What to work on | Write out each line word for word. Drop pictures.

-------

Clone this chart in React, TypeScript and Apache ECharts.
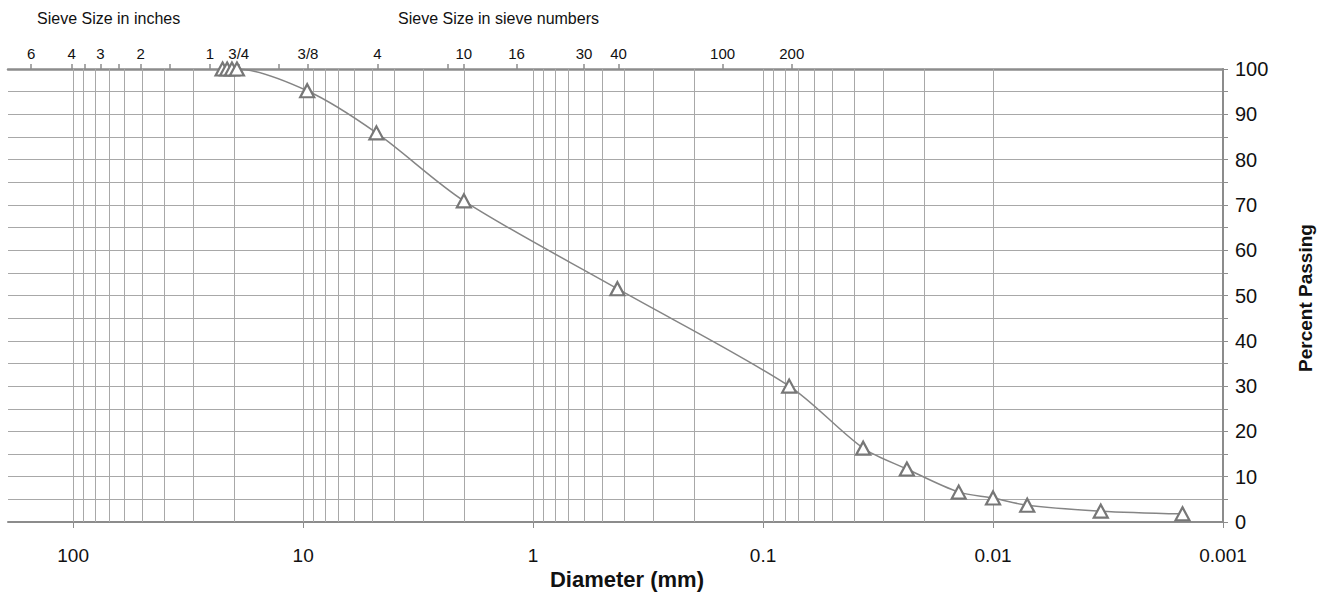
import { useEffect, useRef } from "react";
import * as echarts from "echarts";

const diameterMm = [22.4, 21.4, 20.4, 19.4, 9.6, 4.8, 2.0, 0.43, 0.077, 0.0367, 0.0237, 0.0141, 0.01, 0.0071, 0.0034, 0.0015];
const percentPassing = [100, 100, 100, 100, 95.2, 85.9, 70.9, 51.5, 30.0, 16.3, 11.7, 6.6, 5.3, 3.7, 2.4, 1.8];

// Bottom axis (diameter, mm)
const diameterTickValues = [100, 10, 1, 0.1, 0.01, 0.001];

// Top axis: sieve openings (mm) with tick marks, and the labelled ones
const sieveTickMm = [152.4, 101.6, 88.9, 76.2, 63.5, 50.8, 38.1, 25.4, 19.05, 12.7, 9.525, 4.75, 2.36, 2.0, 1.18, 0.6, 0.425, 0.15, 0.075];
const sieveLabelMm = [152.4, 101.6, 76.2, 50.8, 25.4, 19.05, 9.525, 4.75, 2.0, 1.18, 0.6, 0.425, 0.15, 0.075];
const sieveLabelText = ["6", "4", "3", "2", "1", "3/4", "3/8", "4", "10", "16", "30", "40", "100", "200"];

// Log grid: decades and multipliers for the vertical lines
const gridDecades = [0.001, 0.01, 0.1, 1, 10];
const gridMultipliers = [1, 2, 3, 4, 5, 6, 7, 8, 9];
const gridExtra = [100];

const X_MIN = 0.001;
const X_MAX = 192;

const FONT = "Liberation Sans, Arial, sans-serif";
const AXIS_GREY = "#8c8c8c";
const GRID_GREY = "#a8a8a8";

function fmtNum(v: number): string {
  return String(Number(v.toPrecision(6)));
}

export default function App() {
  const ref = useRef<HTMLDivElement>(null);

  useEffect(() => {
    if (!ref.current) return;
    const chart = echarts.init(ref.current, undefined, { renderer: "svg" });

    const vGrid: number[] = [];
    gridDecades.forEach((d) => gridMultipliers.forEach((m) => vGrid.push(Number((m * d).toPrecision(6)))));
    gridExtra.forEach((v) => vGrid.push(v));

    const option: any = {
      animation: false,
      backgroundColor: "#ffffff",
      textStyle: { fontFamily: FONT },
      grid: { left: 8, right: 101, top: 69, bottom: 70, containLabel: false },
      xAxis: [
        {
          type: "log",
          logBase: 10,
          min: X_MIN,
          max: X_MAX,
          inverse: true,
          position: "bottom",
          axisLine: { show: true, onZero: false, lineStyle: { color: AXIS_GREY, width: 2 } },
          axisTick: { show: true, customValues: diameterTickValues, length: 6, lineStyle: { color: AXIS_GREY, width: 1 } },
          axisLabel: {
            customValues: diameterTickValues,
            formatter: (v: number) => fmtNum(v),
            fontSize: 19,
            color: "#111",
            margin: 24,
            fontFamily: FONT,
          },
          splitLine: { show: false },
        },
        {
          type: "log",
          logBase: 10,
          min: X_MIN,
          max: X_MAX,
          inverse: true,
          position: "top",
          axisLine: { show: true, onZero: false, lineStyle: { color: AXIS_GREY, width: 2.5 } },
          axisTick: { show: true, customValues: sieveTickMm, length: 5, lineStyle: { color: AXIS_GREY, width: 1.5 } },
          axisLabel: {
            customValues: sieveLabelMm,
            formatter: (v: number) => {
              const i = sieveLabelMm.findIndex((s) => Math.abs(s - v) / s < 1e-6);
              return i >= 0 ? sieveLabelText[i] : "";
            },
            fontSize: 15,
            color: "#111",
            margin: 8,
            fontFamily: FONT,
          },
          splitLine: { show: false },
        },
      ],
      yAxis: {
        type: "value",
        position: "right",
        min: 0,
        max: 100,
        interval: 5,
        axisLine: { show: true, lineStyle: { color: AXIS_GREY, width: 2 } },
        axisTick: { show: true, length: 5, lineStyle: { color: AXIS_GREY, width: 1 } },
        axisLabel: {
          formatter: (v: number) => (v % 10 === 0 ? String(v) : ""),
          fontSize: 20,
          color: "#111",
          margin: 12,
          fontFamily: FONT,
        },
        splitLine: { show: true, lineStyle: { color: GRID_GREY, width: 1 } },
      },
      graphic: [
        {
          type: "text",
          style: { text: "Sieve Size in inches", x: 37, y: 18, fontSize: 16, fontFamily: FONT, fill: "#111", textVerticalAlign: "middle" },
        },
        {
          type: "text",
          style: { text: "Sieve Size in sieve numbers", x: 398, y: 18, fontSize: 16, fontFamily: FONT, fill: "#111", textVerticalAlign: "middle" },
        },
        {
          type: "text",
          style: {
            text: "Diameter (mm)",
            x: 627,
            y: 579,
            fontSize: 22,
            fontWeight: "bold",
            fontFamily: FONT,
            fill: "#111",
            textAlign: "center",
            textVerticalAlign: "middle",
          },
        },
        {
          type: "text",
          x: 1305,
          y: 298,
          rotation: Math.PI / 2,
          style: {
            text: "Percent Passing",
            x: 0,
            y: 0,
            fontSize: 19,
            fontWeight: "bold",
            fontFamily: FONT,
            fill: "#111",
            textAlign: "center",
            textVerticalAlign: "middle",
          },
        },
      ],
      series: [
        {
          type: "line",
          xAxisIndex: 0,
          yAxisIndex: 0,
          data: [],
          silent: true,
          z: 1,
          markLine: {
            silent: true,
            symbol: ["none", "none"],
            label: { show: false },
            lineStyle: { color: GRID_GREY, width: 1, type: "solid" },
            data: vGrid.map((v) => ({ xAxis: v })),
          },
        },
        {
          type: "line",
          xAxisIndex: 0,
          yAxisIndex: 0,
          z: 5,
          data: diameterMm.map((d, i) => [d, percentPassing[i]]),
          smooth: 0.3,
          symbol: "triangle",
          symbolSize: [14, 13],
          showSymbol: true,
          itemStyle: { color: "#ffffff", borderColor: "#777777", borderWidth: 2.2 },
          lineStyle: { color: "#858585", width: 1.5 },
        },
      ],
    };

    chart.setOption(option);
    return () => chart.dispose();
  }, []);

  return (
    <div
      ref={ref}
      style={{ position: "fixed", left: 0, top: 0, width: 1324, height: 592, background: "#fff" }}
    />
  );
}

-------

Answer for the task |
Clone this chart in React, TypeScript and Apache ECharts.
import { useEffect, useRef } from "react";
import * as echarts from "echarts";

const diameterMm = [22.4, 21.4, 20.4, 19.4, 9.6, 4.8, 2.0, 0.43, 0.077, 0.0367, 0.0237, 0.0141, 0.01, 0.0071, 0.0034, 0.0015];
const percentPassing = [100, 100, 100, 100, 95.2, 85.9, 70.9, 51.5, 30.0, 16.3, 11.7, 6.6, 5.3, 3.7, 2.4, 1.8];

// Bottom axis (diameter, mm)
const diameterTickValues = [100, 10, 1, 0.1, 0.01, 0.001];

// Top axis: sieve openings (mm) with tick marks, and the labelled ones
const sieveTickMm = [152.4, 101.6, 88.9, 76.2, 63.5, 50.8, 38.1, 25.4, 19.05, 12.7, 9.525, 4.75, 2.36, 2.0, 1.18, 0.6, 0.425, 0.15, 0.075];
const sieveLabelMm = [152.4, 101.6, 76.2, 50.8, 25.4, 19.05, 9.525, 4.75, 2.0, 1.18, 0.6, 0.425, 0.15, 0.075];
const sieveLabelText = ["6", "4", "3", "2", "1", "3/4", "3/8", "4", "10", "16", "30", "40", "100", "200"];

// Log grid: decades and multipliers for the vertical lines
const gridDecades = [0.001, 0.01, 0.1, 1, 10];
const gridMultipliers = [1, 2, 3, 4, 5, 6, 7, 8, 9];
const gridExtra = [100];

const X_MIN = 0.001;
const X_MAX = 192;

const FONT = "Liberation Sans, Arial, sans-serif";
const AXIS_GREY = "#8c8c8c";
const GRID_GREY = "#a8a8a8";

function fmtNum(v: number): string {
  return String(Number(v.toPrecision(6)));
}

export default function App() {
  const ref = useRef<HTMLDivElement>(null);

  useEffect(() => {
    if (!ref.current) return;
    const chart = echarts.init(ref.current, undefined, { renderer: "svg" });

    const vGrid: number[] = [];
    gridDecades.forEach((d) => gridMultipliers.forEach((m) => vGrid.push(Number((m * d).toPrecision(6)))));
    gridExtra.forEach((v) => vGrid.push(v));

    const option: any = {
      animation: false,
      backgroundColor: "#ffffff",
      textStyle: { fontFamily: FONT },
      grid: { left: 8, right: 101, top: 69, bottom: 70, containLabel: false },
      xAxis: [
        {
          type: "log",
          logBase: 10,
          min: X_MIN,
          max: X_MAX,
          inverse: true,
          position: "bottom",
          axisLine: { show: true, onZero: false, lineStyle: { color: AXIS_GREY, width: 2 } },
          axisTick: { show: true, customValues: diameterTickValues, length: 6, lineStyle: { color: AXIS_GREY, width: 1 } },
          axisLabel: {
            customValues: diameterTickValues,
            formatter: (v: number) => fmtNum(v),
            fontSize: 19,
            color: "#111",
            margin: 24,
            fontFamily: FONT,
          },
          splitLine: { show: false },
        },
        {
          type: "log",
          logBase: 10,
          min: X_MIN,
          max: X_MAX,
          inverse: true,
          position: "top",
          axisLine: { show: true, onZero: false, lineStyle: { color: AXIS_GREY, width: 2.5 } },
          axisTick: { show: true, customValues: sieveTickMm, length: 5, lineStyle: { color: AXIS_GREY, width: 1.5 } },
          axisLabel: {
            customValues: sieveLabelMm,
            formatter: (v: number) => {
              const i = sieveLabelMm.findIndex((s) => Math.abs(s - v) / s < 1e-6);
              return i >= 0 ? sieveLabelText[i] : "";
            },
            fontSize: 15,
            color: "#111",
            margin: 8,
            fontFamily: FONT,
          },
          splitLine: { show: false },
        },
      ],
      yAxis: {
        type: "value",
        position: "right",
        min: 0,
        max: 100,
        interval: 5,
        axisLine: { show: true, lineStyle: { color: AXIS_GREY, width: 2 } },
        axisTick: { show: true, length: 5, lineStyle: { color: AXIS_GREY, width: 1 } },
        axisLabel: {
          formatter: (v: number) => (v % 10 === 0 ? String(v) : ""),
          fontSize: 20,
          color: "#111",
          margin: 12,
          fontFamily: FONT,
        },
        splitLine: { show: true, lineStyle: { color: GRID_GREY, width: 1 } },
      },
      graphic: [
        {
          type: "text",
          style: { text: "Sieve Size in inches", x: 37, y: 18, fontSize: 16, fontFamily: FONT, fill: "#111", textVerticalAlign: "middle" },
        },
        {
          type: "text",
          style: { text: "Sieve Size in sieve numbers", x: 398, y: 18, fontSize: 16, fontFamily: FONT, fill: "#111", textVerticalAlign: "middle" },
        },
        {
          type: "text",
          style: {
            text: "Diameter (mm)",
            x: 627,
            y: 579,
            fontSize: 22,
            fontWeight: "bold",
            fontFamily: FONT,
            fill: "#111",
            textAlign: "center",
            textVerticalAlign: "middle",
          },
        },
        {
          type: "text",
          x: 1305,
          y: 298,
          rotation: Math.PI / 2,
          style: {
            text: "Percent Passing",
            x: 0,
            y: 0,
            fontSize: 19,
            fontWeight: "bold",
            fontFamily: FONT,
            fill: "#111",
            textAlign: "center",
            textVerticalAlign: "middle",
          },
        },
      ],
      series: [
        {
          type: "line",
          xAxisIndex: 0,
          yAxisIndex: 0,
          data: [],
          silent: true,
          z: 1,
          markLine: {
            silent: true,
            symbol: ["none", "none"],
            label: { show: false },
            lineStyle: { color: GRID_GREY, width: 1, type: "solid" },
            data: vGrid.map((v) => ({ xAxis: v })),
          },
        },
        {
          type: "line",
          xAxisIndex: 0,
          yAxisIndex: 0,
          z: 5,
          data: diameterMm.map((d, i) => [d, percentPassing[i]]),
          smooth: 0.3,
          symbol: "triangle",
          symbolSize: [14, 13],
          showSymbol: true,
          itemStyle: { color: "#ffffff", borderColor: "#777777", borderWidth: 2.2 },
          lineStyle: { color: "#858585", width: 1.5 },
        },
      ],
    };

    chart.setOption(option);
    return () => chart.dispose();
  }, []);

  return (
    <div
      ref={ref}
      style={{ position: "fixed", left: 0, top: 0, width: 1324, height: 592, background: "#fff" }}
    />
  );
}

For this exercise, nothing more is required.